> _Prompt_:
Omit all pictures. Copy the rest of the material exactly.
*** Provided data ***
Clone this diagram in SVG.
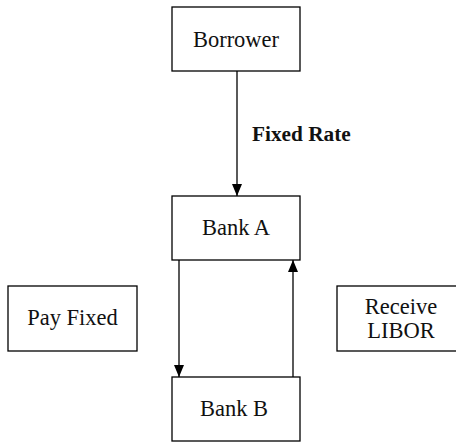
<svg xmlns="http://www.w3.org/2000/svg" width="456" height="442" viewBox="0 0 456 442">
<defs>
<marker id="ah" viewBox="0 0 12 10" refX="12" refY="5" markerWidth="12" markerHeight="10" markerUnits="userSpaceOnUse" orient="auto">
<path d="M0,0 L12,5 L0,10 Z" fill="#000"/>
</marker>
<style>
.box{fill:#fff;stroke:#000;stroke-width:1.3}
.t{font-family:"Liberation Serif",serif;font-size:22.5px;fill:#111;text-anchor:middle}
.lbl{font-family:"Liberation Serif",serif;font-size:21.3px;font-weight:bold;fill:#111}
.c{stroke:#000;stroke-width:1.3;fill:none;marker-end:url(#ah)}
</style>
</defs>
<rect width="456" height="442" fill="#fff"/>
<g id="connectors">
<line class="c" x1="237" y1="71" x2="237" y2="196"/>
<line class="c" x1="179" y1="260" x2="179" y2="377"/>
<line class="c" x1="293" y1="377" x2="293" y2="260"/>
<text class="lbl" x="252" y="141">Fixed Rate</text>
</g>
<g id="borrower">
<rect class="box" x="172" y="7" width="128" height="64"/>
<text class="t" x="236" y="47">Borrower</text>
</g>
<g id="bankA">
<rect class="box" x="172" y="196" width="128" height="64"/>
<text class="t" x="236" y="235">Bank A</text>
</g>
<g id="bankB">
<rect class="box" x="172" y="377" width="128" height="64"/>
<text class="t" x="234" y="416">Bank B</text>
</g>
<g id="payFixed">
<rect class="box" x="8" y="286" width="129" height="65"/>
<text class="t" x="72.5" y="325">Pay Fixed</text>
</g>
<g id="receiveLibor">
<rect class="box" x="337" y="286" width="125" height="65"/>
<text class="t" x="401" y="314">Receive</text>
<text class="t" x="401" y="338">LIBOR</text>
</g>
</svg>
***
> _Task output_:
Clone this diagram in SVG.
<svg xmlns="http://www.w3.org/2000/svg" width="456" height="442" viewBox="0 0 456 442">
<defs>
<marker id="ah" viewBox="0 0 12 10" refX="12" refY="5" markerWidth="12" markerHeight="10" markerUnits="userSpaceOnUse" orient="auto">
<path d="M0,0 L12,5 L0,10 Z" fill="#000"/>
</marker>
<style>
.box{fill:#fff;stroke:#000;stroke-width:1.3}
.t{font-family:"Liberation Serif",serif;font-size:22.5px;fill:#111;text-anchor:middle}
.lbl{font-family:"Liberation Serif",serif;font-size:21.3px;font-weight:bold;fill:#111}
.c{stroke:#000;stroke-width:1.3;fill:none;marker-end:url(#ah)}
</style>
</defs>
<rect width="456" height="442" fill="#fff"/>
<g id="connectors">
<line class="c" x1="237" y1="71" x2="237" y2="196"/>
<line class="c" x1="179" y1="260" x2="179" y2="377"/>
<line class="c" x1="293" y1="377" x2="293" y2="260"/>
<text class="lbl" x="252" y="141">Fixed Rate</text>
</g>
<g id="borrower">
<rect class="box" x="172" y="7" width="128" height="64"/>
<text class="t" x="236" y="47">Borrower</text>
</g>
<g id="bankA">
<rect class="box" x="172" y="196" width="128" height="64"/>
<text class="t" x="236" y="235">Bank A</text>
</g>
<g id="bankB">
<rect class="box" x="172" y="377" width="128" height="64"/>
<text class="t" x="234" y="416">Bank B</text>
</g>
<g id="payFixed">
<rect class="box" x="8" y="286" width="129" height="65"/>
<text class="t" x="72.5" y="325">Pay Fixed</text>
</g>
<g id="receiveLibor">
<rect class="box" x="337" y="286" width="125" height="65"/>
<text class="t" x="401" y="314">Receive</text>
<text class="t" x="401" y="338">LIBOR</text>
</g>
</svg>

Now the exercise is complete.